Przed wyborami na prezesa PZPN w październiku 2012 roku natrafiałem na kolejne informacje, po przeczytaniu których mogłem odnieść wrażenie, że kierująca wtedy związkiem ekipa to jedna wielka banda złodziei. Rozkradająca co się da, więc jak przyjdą następcy, nie będzie za co żyć. Osoby o słabszych nerwach straszono kolejnymi trupami, które za chwilę wypadną z szafy. Mijały kolejne miesiące, a teraz już nawet lata, a były prezes Grzegorz Lato i były sekretarz generalny Zdzisław Kręcina nadal nie gniją w kryminale. I jakoś nic nie zapowiada, by ktoś chciał ich zamknąć.

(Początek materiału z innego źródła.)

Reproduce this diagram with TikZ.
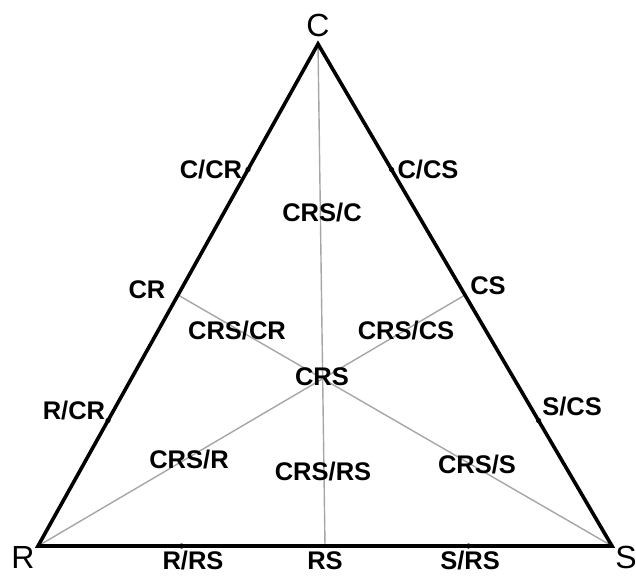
\documentclass[tikz,border=0pt]{standalone}
\usepackage{fontspec}
\setmainfont{Liberation Sans}
\usetikzlibrary{calc}

\begin{document}
\begin{tikzpicture}[x = 1pt, y = -1pt,
	zone/.style = {font = \fontsize{25.5}{25.5}\selectfont\bfseries, inner sep = 0pt},
	corner/.style = {font = \fontsize{32}{32}\selectfont, inner sep = 0pt},
	median/.style = {draw = black!35, line width = 1.4pt},
	side/.style = {draw = black, line width = 3.6pt, line join = miter}]

	% Frame
	
	\useasboundingbox (0, 0) rectangle (636, 576);
	
	% Corners
	
	\coordinate (C) at (318, 44);
	\coordinate (R) at (38, 546);
	\coordinate (S) at (612, 546);
	
	% Edge midpoints
	
	\coordinate (CR) at ($(C)!0.5!(R)$);
	\coordinate (CS) at ($(C)!0.5!(S)$);
	\coordinate (RS) at ($(R)!0.5!(S)$);
	
	% Medians
	
	\draw [median] (C) -- (RS);
	\draw [median] (R) -- (CS);
	\draw [median] (S) -- (CR);
	
	% Sides
	
	\draw [side] (C) -- (R) -- (S) -- cycle;
	
	% Quarter marks
	
	\foreach \a/\b/\n in {C/R/CCR, C/S/CCS, R/C/RCR, S/C/SCS, R/S/RRS, S/R/SRS}
		\fill ($(\a)!0.25!(\b)$) coordinate (\n) circle (2.6);
	
	% Corner labels
	
	\node [corner] (lC) at (318, 25) {C};
	\node [corner] (lR) at (23, 557) {R};
	\node [corner] (lS) at (626, 557) {S};
	
	% Edge labels
	
	\node [zone] (lCCR) at (211, 170) {C/CR};
	\node [zone] (lCCS) at (428, 170) {C/CS};
	\node [zone] (lCR) at (147, 290) {CR};
	\node [zone] (lCS) at (488, 286) {CS};
	\node [zone] (lRCR) at (74, 411) {R/CR};
	\node [zone] (lSCS) at (572, 407) {S/CS};
	\node [zone] (lRRS) at (193, 561) {R/RS};
	\node [zone] (lRS) at (325, 561) {RS};
	\node [zone] (lSRS) at (470, 561) {S/RS};
	
	% Inner labels
	
	\node [zone] (lCRSC) at (322, 213) {CRS/C};
	\node [zone] (lCRSCR) at (237, 331) {CRS/CR};
	\node [zone] (lCRSCS) at (406, 331) {CRS/CS};
	\node [zone] (lCRS) at (322, 377) {CRS};
	\node [zone] (lCRSR) at (189, 460) {CRS/R};
	\node [zone] (lCRSRS) at (323, 472) {CRS/RS};
	\node [zone] (lCRSS) at (477, 465) {CRS/S};

\end{tikzpicture}
\end{document}
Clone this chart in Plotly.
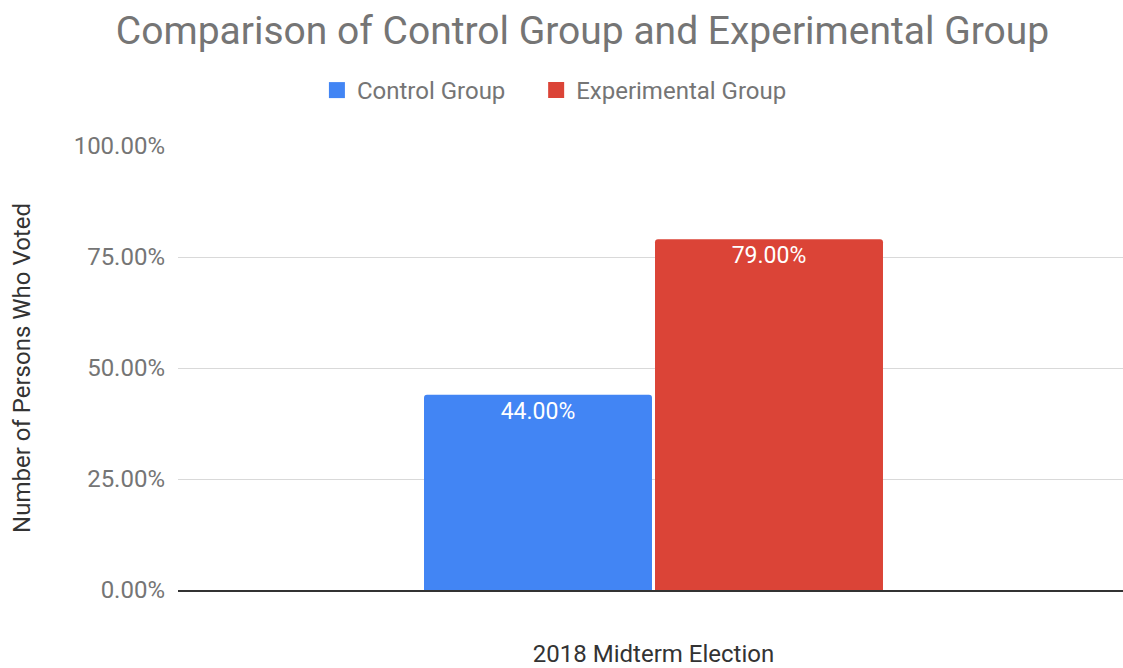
import plotly.graph_objects as go

categories = ["2018 Midterm Election"]
series_names = ["Control Group", "Experimental Group"]
control_values = [0.44]
experimental_values = [0.79]
colors = ["#4285f4", "#db4437"]

fig = go.Figure()
for name, vals, col in zip(series_names, [control_values, experimental_values], colors):
    fig.add_trace(go.Bar(
        x=categories, y=vals, name=name, showlegend=False,
        marker=dict(color=col, line=dict(width=0), cornerradius=3),
        texttemplate="%{y:.2%}", textposition="inside", insidetextanchor="end",
        textfont=dict(color="white", size=23, family="Roboto"),
        hoverinfo="skip",
    ))
# legend entries with larger square swatches, each in its own legend box
legend_ids = ["legend", "legend2"]
for name, col, lg in zip(series_names, colors, legend_ids):
    fig.add_trace(go.Scatter(
        x=[None], y=[None], mode="markers", name=name, legend=lg,
        marker=dict(symbol="square", size=22, color=col), hoverinfo="skip",
    ))

legend_style = dict(orientation="h", yanchor="middle", y=1.125, xanchor="left",
                    font=dict(size=24, color="#757575"), itemsizing="trace",
                    bgcolor="rgba(0,0,0,0)")

fig.update_layout(
    width=1123, height=668,
    margin=dict(l=178, r=0, t=146, b=78, autoexpand=False),
    paper_bgcolor="white", plot_bgcolor="white",
    font=dict(family="Roboto", color="#757575"),
    title=dict(text="Comparison of Control Group and Experimental Group",
               x=0.5187, xanchor="center", y=0.955, yanchor="middle",
               font=dict(size=39, color="#757575", family="Roboto")),
    legend=dict(x=0.147, **legend_style),
    legend2=dict(x=0.379, **legend_style),
    barmode="group", bargap=0.508, bargroupgap=0.013,
    showlegend=True,
)
fig.update_yaxes(range=[0, 1], tickvals=[0, 0.25, 0.5, 0.75, 1.0], tickformat=".2%",
                 showgrid=True, gridcolor="#d9d9d9", gridwidth=1, zeroline=False,
                 tickfont=dict(size=24, color="#757575"), ticks="", ticklabelstandoff=12,
                 automargin=False,
                 title=dict(text="Number of Persons Who Voted", standoff=36,
                            font=dict(size=24, color="#333333")))
fig.update_xaxes(showline=True, linecolor="#333333", linewidth=1.5, range=[-0.5064, 0.5],
                 automargin=False,
                 tickfont=dict(size=24, color="#333333"), ticks="", ticklabelstandoff=41)

fig.write_html("out.html")
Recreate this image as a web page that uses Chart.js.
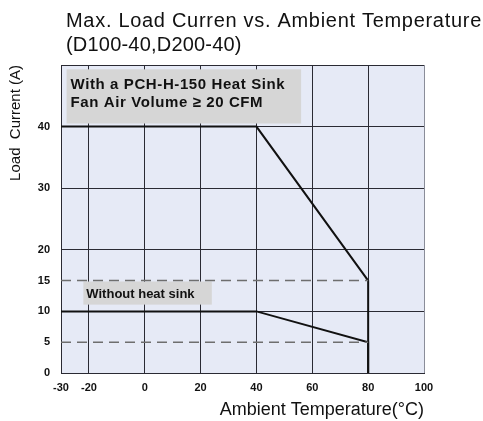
<!DOCTYPE html>
<html>
<head>
<meta charset="utf-8">
<script src="https://cdn.jsdelivr.net/npm/chart.js@4.4.1/dist/chart.umd.min.js"></script>
<style>
  body { margin: 0; background: #fff; }
  #wrap { width: 483px; height: 421px; position: relative; }
</style>
</head>
<body>
<div id="wrap"><canvas id="chart"></canvas></div>
<script>
// values
const tempWithSink = [-30, 40, 80, 80];
const currentWithSink = [40, 40, 15, 0];
const tempNoSink = [-30, 40, 80, 80];
const currentNoSink = [10, 10, 5, 0];
const refTemps = [-30, 80];
const refHigh = [15, 15];
const refLow = [5, 5];

const xTicks = [-30, -20, 0, 20, 40, 60, 80, 100];
const yTicks = [0, 5, 10, 15, 20, 30, 40, 50];
const yHiddenGrid = [5, 15];   // these levels only have the dashed guide lines

const titleLines = ['Max. Load Curren vs. Ambient Temperature', '(D100-40,D200-40)'];
const noteWithSink = ['With a PCH-H-150 Heat Sink', 'Fan Air Volume \u2265 20 CFM'];
const noteNoSink = ['Without heat sink'];

const FONT = '"Liberation Sans", Arial, sans-serif';

function pts(xs, ys) {
  return xs.map((x, i) => ({ x: x, y: ys[i] }));
}

// gray note boxes, given in data units so they follow the scales
const notes = [
  { x0: -28, x1: 56, y0: 40.5, y1: 49.3, lines: noteWithSink, font: 'bold 15px ' + FONT, spacing: '0.6px', pad: 4, first: 20, step: 18 },
  { x0: -22, x1: 24, y0: 11.1, y1: 14.85, lines: noteNoSink, font: 'bold 13px ' + FONT, spacing: '0px', pad: 3, first: 16, step: 16 }
];

const extras = {
  id: 'extras',
  beforeDraw(chart) {
    const { ctx, chartArea: a } = chart;
    ctx.save();
    ctx.fillStyle = '#e6eaf6';
    ctx.fillRect(a.left, a.top, a.right - a.left, a.bottom - a.top);
    ctx.restore();
  },
  beforeDatasetsDraw(chart) {
    const { ctx, scales: { x, y } } = chart;
    ctx.save();
    notes.forEach(n => {
      const left = x.getPixelForValue(n.x0);
      const right = x.getPixelForValue(n.x1);
      const top = y.getPixelForValue(n.y1);
      const bottom = y.getPixelForValue(n.y0);
      ctx.fillStyle = '#d6d6d6';
      ctx.fillRect(left, top, right - left, bottom - top);
      ctx.fillStyle = '#111';
      ctx.font = n.font;
      ctx.letterSpacing = n.spacing;
      ctx.textBaseline = 'alphabetic';
      n.lines.forEach((t, i) => ctx.fillText(t, left + n.pad, top + n.first + i * n.step));
    });
    ctx.restore();
  },
  afterDraw(chart) {
    const ctx = chart.ctx;
    ctx.save();
    ctx.fillStyle = '#111';
    ctx.font = '20px ' + FONT;
    ctx.textBaseline = 'alphabetic';
    ctx.letterSpacing = '0.7px';
    ctx.fillText(titleLines[0], 66, 27);
    ctx.letterSpacing = '0.2px';
    ctx.fillText(titleLines[1], 66, 51);
    ctx.restore();
  }
};

new Chart(document.getElementById('chart'), {
  type: 'line',
  data: {
    datasets: [
      {
        label: 'Guide 15A',
        data: pts(refTemps, refHigh),
        borderColor: '#6e6e6e',
        borderWidth: 1.5,
        borderDash: [10, 6],
        pointRadius: 0
      },
      {
        label: 'Guide 5A',
        data: pts(refTemps, refLow),
        borderColor: '#6e6e6e',
        borderWidth: 1.5,
        borderDash: [10, 6],
        pointRadius: 0
      },
      {
        label: 'With heat sink',
        data: pts(tempWithSink, currentWithSink),
        borderColor: '#111',
        borderWidth: 2,
        pointRadius: 0
      },
      {
        label: 'Without heat sink',
        data: pts(tempNoSink, currentNoSink),
        borderColor: '#111',
        borderWidth: 2,
        pointRadius: 0
      }
    ]
  },
  options: {
    responsive: true,
    maintainAspectRatio: false,
    animation: false,
    layout: { padding: { top: 65, right: 59, left: 0, bottom: 0 } },
    plugins: {
      legend: { display: false },
      tooltip: { enabled: false }
    },
    scales: {
      x: {
        type: 'linear',
        min: -30,
        max: 100,
        afterBuildTicks: s => { s.ticks = xTicks.map(v => ({ value: v })); },
        afterFit: s => { s.height = 48; },
        grid: {
          drawTicks: false,
          lineWidth: 1,
          color: c => c.tick && c.tick.value === 100 ? '#8a8d99' : '#2a2a33'
        },
        border: { color: '#2a2a33' },
        ticks: {
          autoSkip: false,
          maxRotation: 0,
          padding: 8,
          color: '#111',
          font: { family: FONT, size: 11, weight: 'bold' }
        },
        title: {
          display: true,
          text: 'Ambient Temperature(\u00b0C)',
          align: 'end',
          color: '#111',
          font: { family: FONT, size: 18 },
          padding: { top: 0, bottom: 0 }
        }
      },
      y: {
        min: 0,
        max: 50,
        afterBuildTicks: s => { s.ticks = yTicks.map(v => ({ value: v })); },
        afterFit: s => { s.width = 61; },
        grid: {
          drawTicks: false,
          lineWidth: 1,
          color: c => c.tick && yHiddenGrid.includes(c.tick.value) ? 'rgba(0,0,0,0)' : '#2a2a33'
        },
        border: { color: '#2a2a33' },
        ticks: {
          autoSkip: false,
          padding: 11,
          color: '#111',
          font: { family: FONT, size: 11, weight: 'bold' },
          callback: v => (v === 50 ? '' : v)
        },
        title: {
          display: true,
          text: 'Load  Current (A)',
          align: 'end',
          color: '#111',
          font: { family: FONT, size: 15 },
          padding: { top: 7, bottom: 0 }
        }
      }
    }
  },
  plugins: [extras]
});
</script>
</body>
</html>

Za to już na początku listopada 2012 roku, zaraz po wyborze na prezesa, Boniek zakomunikował „Przeglądowi Sportowemu”:
„PZPN nie ma się najgorzej, z głodu nie umrzemy. Chcę jednak, by za cztery lata, gdy odbędą się wybory na prezesa, budżet był jeszcze większy i byśmy mogli sobie powiedzieć, że tych pieniędzy nie roztrwoniliśmy. Wydawać lubi każdy, najbardziej kobiety, a tu trzeba myśleć, jak zarabiać”.
Co do potencjalnego trwonienia pieniędzy bardzo bym chciał otrzymać odpowiedź na pytanie, które stawiałem panu prezesowi przy okazji drugiej rocznicy jego panowania – czy to prawda, że w PZPN pracuje już więcej osób, niż za kadencji Laty?
Co do zarabiania, obecny prezes był wiceprezesem do spraw marketingu w związku jeszcze pod koniec XX wieku. Właśnie wtedy sponsorem reprezentacji została firma Berlo. Zaledwie po kilku miesiącach zwinęła się równie niespodziewanie, jak się pojawiła. Stanowiło to dotkliwą porażkę wizerunkową PZPN i obecnego prezesa. Nie przypominam sobie jednak, by później ktoś mu ów fakt wypominał.
Od roku oficjalnym sponsorem reprezentacji Polski jest Cinkciarz.pl. Najlepszy komentarz do tego stanowi opinia dawnego kolegi Bońka z Widzewa, Mirosława Tłokińskiego (za eurosport.onet.pl):
„Mogę z pełnym przekonaniem powiedzieć, że żaden poważny, potężny i bogaty sponsor z reputacją międzynarodową nie przyłączy się do "Cinkciarzy".
Może dlatego PZPN rozpoczął poszukiwania firmy w Polsce? Jak napisała przed kilkoma dniami „Piłka Nożna” związek rozmawia na temat umowy sponsorskiej z Grupą Lotos S.A. Coś jest na rzeczy, bo potwierdzenie tej informacji dostałem też z innego źródła.
Od kilku miesięcy, po rozstaniu z Orange, reprezentacja nie miała głównego sponsora, czyli PZPN nie zarabiał z tego tytułu pieniędzy. Potencjalny nowy sponsor na pewno nie da tyle, ile dawał Orange (według informacji pojawiających się w mediach – dziesięć milionów złotych rocznie). Czyli kolejna porażka pana prezesa. Ale spokojnie, gdy dojdzie do podpisania umowy z Lotosem, na pewno zostanie to odtrąbione w przyjaznych Bońkowi mediach jako kolejny wielki sukces jego ekipy.